One of the most recent Chinese investments is a deal with South Africa signed in August to help with its energy crisis. The package will include a grant and emergency equipment from China totaling $30 million.

Two areas in which investments increased in 2021-22 were the environment — such as a loan to Senegal to help in “improving water resources” — and improvement in farming and education, the data showed.

Other reasons for the decrease in lending had more to do with China’s own economic slowdown.

Looking ahead

The study suggests future lending to Africa could include fewer large-scale loans of over $500 million and more loans under $50 million.

“African governments will continue to have demand because of infrastructure deficits and climate goals, but Chinese lenders will likely respond to that demand within these new policy parameters,” Moses told VOA.

“In general, we expect Chinese lending to rebound because of African country demands.

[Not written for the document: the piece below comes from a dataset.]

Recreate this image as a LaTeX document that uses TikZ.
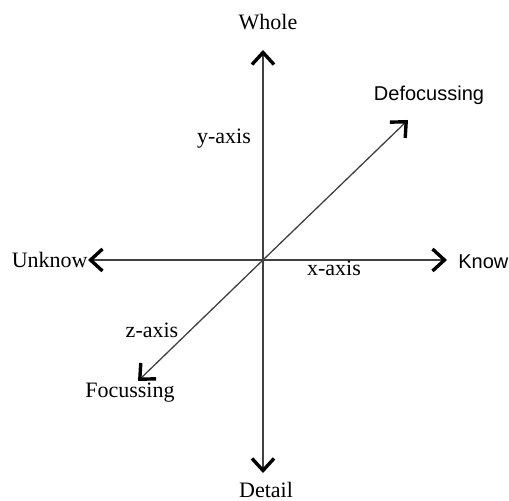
\documentclass[tikz,border=0pt]{standalone}
\usepackage{fontspec}
\setmainfont{Liberation Serif}
\newfontfamily\arialfont{Liberation Sans}
\usetikzlibrary{arrows.meta}
\begin{document}
\begin{tikzpicture}[x=0.5pt,y=-0.5pt,
  axisline/.style={draw=black!75, line width=0.65pt,
    -{Straight Barb[color=black,line width=1.7pt,length=6pt,width=11pt]}},
  serif label/.style={font=\fontsize{11}{13}\selectfont, inner sep=0pt},
  sans label/.style={font=\arialfont\fontsize{10}{12}\selectfont, inner sep=0pt}]
\useasboundingbox (0,0) rectangle (509,501);
\coordinate (O) at (263,260);
\coordinate (top) at (263,50);
\coordinate (bottom) at (263,473);
\coordinate (left) at (88,260);
\coordinate (right) at (447,260);
\coordinate (ur) at (408,120);
\coordinate (ll) at (138,381);
\draw[axisline] (O) -- (top);
\draw[axisline] (O) -- (bottom);
\draw[axisline] (O) -- (left);
\draw[axisline] (O) -- (right);
\draw[axisline] (O) -- (ur);
\draw[axisline] (O) -- (ll);
\node[serif label] (whole) at (268,22) {Whole};
\node[serif label] (detail) at (266,490) {Detail};
\node[serif label, anchor=east] (unknow) at (88,260) {Unknow};
\node[sans label, anchor=west] (know) at (458,262) {Know};
\node[sans label] (defoc) at (429,95) {Defocussing};
\node[serif label] (yaxis) at (224,139) {y-axis};
\node[serif label] (xaxis) at (334,268) {x-axis};
\node[serif label] (zaxis) at (152,330) {z-axis};
\node[serif label] (focus) at (130,393) {Focussing};
\end{tikzpicture}
\end{document}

But this rebound will likely not return to previous levels,” she said.

Cobus Van Staden, an analyst at the China Global South Project, agreed that lending rates will never again reach the levels seen in 2016.

However, he said, “there’s a tendency, I think, to just see the current decline in lending as, ‘Oh, the BRI’s over,’ which I think is unrealistic.

“I think the BRI has never been a stable thing, and it was always mutating and morphing, and it’s mutating and morphing again at the moment. So it’s going to take on some leaner, greener version of itself, and then we’ll see,” he told VOA.

Van Staden predicted that “as the economy in China improves and comes a little bit back up to speed … I think the lending will creep back up.”

He said he expected this to happen after next year’s Forum on China-Africa Cooperation.

“I think we’re probably in a kind of flat phase at the moment, and then I think it will start creeping back up, because the thing to remember is that Africa isn’t going away.”

Africa needs China and, likewise, Africa also offers China benefits such as access to the continent’s vast mineral resources, he said.